SDLT when a lease is varied to reduce the rent
This page explains what happens for SDLT if an existing lease is changed so that the tenant pays less rent. The key point is that a rent reduction is treated as a land transaction in its own right. But SDLT only arises if the tenant gives chargeable consideration for that change, and a return is only needed if that consideration exceeds the relevant threshold.
What this rule is about
Lease variations do not always fall outside SDLT. In some cases, changing an existing lease is treated by the legislation as the tenant acquiring a chargeable interest. One of those cases is where the lease is varied so that the rent is reduced.
This matters because a party may assume that reducing rent is just a commercial renegotiation of an existing lease. For SDLT purposes, it can instead be treated as a new taxable event. The tax result then depends on what, if anything, the tenant gives in return for the reduction.
What the official source says
The official material says that where a lease is varied so that the rent is reduced, the variation is treated under Schedule 17A paragraph 15A(1) Finance Act 2003 as the acquisition of a chargeable interest by the tenant.
Because the tenant already holds a major interest under the lease, a land transaction return is required only if the variation involves chargeable consideration above the relevant threshold.
The source gives two contrasting examples:
- If the tenant pays the landlord a sum of money in return for the rent being reduced, that payment is chargeable consideration. SDLT is charged on that amount.
- If the tenant gives up a right, such as agreeing not to exercise a break clause, that is not consideration in money or money’s worth for this purpose. On the source’s analysis, no SDLT is due and the transaction is not notifiable.
What this means in practice
The practical question is not simply whether the rent has gone down. The real question is what the tenant has given for that benefit.
If the tenant pays cash or other chargeable consideration to the landlord in exchange for the rent reduction, the variation is treated as a chargeable land transaction. SDLT is then calculated by reference to that consideration.
If the tenant does not give chargeable consideration, there may still be a deemed acquisition of a chargeable interest, but no SDLT is payable because there is nothing chargeable to tax. In that situation, the transaction is also not notifiable on the facts described in the source.
This distinction is important in lease renegotiations. Two deals may produce the same commercial outcome, lower rent for the rest of the term, but very different SDLT consequences depending on what the tenant gives in return.
How to analyse it
A sensible way to analyse a rent reduction variation is:
- Has the lease actually been varied so that the rent payable is reduced?
- Does the legislation treat that variation as the acquisition of a chargeable interest by the tenant? The source says yes.
- What has the tenant given in return for the reduction?
- Is that thing chargeable consideration for SDLT purposes?
- If there is chargeable consideration, does it exceed the relevant notification threshold?
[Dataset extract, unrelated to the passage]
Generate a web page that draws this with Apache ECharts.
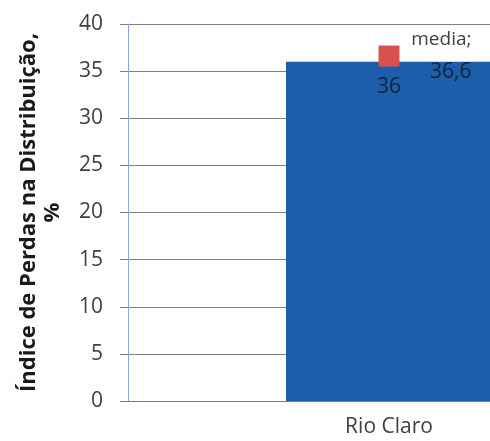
<!DOCTYPE html>
<html>
<head>
<meta charset="utf-8">
<script src="https://cdn.jsdelivr.net/npm/echarts@6/dist/echarts.min.js"></script>
<style>html,body{margin:0;padding:0;background:#fff}#c{width:490px;height:441px}</style>
</head>
<body>
<div id="c"></div>
<script>
var categories = ['Rio Claro'];
var barValues = [36];
var mediaValues = [36.6];
var mediaName = 'media';
var yTitle = 'Índice de Perdas na Distribuição,\n%';
var yMin = 0, yMax = 40, yStep = 5;

var FONT = 'Open Sans';
var chart = echarts.init(document.getElementById('c'));
chart.setOption({
  animation: false,
  backgroundColor: '#ffffff',
  grid: { left: 128, top: 24, right: -160, height: 377, outerBoundsMode: 'none', containLabel: false },
  xAxis: {
    type: 'category',
    data: categories,
    axisLine: { lineStyle: { color: '#7f7f7f', width: 1 } },
    axisTick: { show: false },
    axisLabel: { color: '#404040', fontFamily: FONT, fontSize: 21, margin: 16 }
  },
  yAxis: {
    type: 'value',
    min: yMin, max: yMax, interval: yStep,
    name: yTitle,
    nameLocation: 'middle',
    nameRotate: 90,
    nameGap: 63,
    nameTextStyle: { color: '#1a1a1a', fontFamily: FONT, fontSize: 22, fontWeight: 'bold', lineHeight: 24, align: 'center' },
    axisLine: { show: true, lineStyle: { color: '#8ea4cf', width: 1 } },
    axisTick: { show: true, length: 8, lineStyle: { color: '#7f7f7f' } },
    splitLine: { show: true, lineStyle: { color: '#808080', width: 1 } },
    axisLabel: { color: '#404040', fontFamily: FONT, fontSize: 21, margin: 25 }
  },
  series: [
    {
      type: 'bar',
      data: barValues,
      barWidth: 206,
      itemStyle: { color: '#1c5ea9' },
      label: {
        show: true, position: 'insideTop', distance: 15,
        color: '#13223e', fontFamily: FONT, fontSize: 21,
        formatter: function (p) { return String(p.value).replace('.', ','); }
      },
      z: 2
    },
    {
      type: 'scatter',
      name: mediaName,
      data: mediaValues,
      symbol: 'rect',
      symbolSize: 21,
      itemStyle: { color: '#d9514f', opacity: 1 },
      label: {
        show: true,
        position: [93, 10],
        align: 'right',
        verticalAlign: 'middle',
        formatter: function (p) { return '{a|' + mediaName + ';}\n{b|' + String(p.value).replace('.', ',') + '}'; },
        rich: {
          a: { color: '#404040', fontFamily: FONT, fontSize: 19, lineHeight: 32, align: 'right' },
          b: { color: '#13223e', fontFamily: FONT, fontSize: 21, lineHeight: 32, align: 'right' }
        }
      },
      z: 3
    }
  ]
});
</script>
</body>
</html>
- If so, is a return required and what tax rate applies to that consideration?
In practice, particular attention should be paid to the legal form and the real substance of the bargain. The source makes clear that simply changing the documentation does not avoid the SDLT analysis. In its second example, it does not matter whether the arrangement is written as a formal variation removing the break right or as an agreement by the tenant not to exercise it. The source treats either route as involving a deemed lease variation.
What then matters is the nature of the consideration. Money paid by the tenant is chargeable consideration. The source says that giving up a right is not consideration in money or money’s worth under Schedule 4 paragraph 1.
Example
Illustration based on the official examples.
A tenant holds a non-residential lease. Later, the tenant and landlord agree that the rent will fall to a peppercorn for the rest of the term. If the tenant pays the landlord a lump sum to obtain that reduction, that payment is chargeable consideration for the deemed acquisition by the tenant. On the source’s example, a £10,000,000 payment gives rise to SDLT charged at 4% on that amount, with a return and payment due by the filing date stated in the example.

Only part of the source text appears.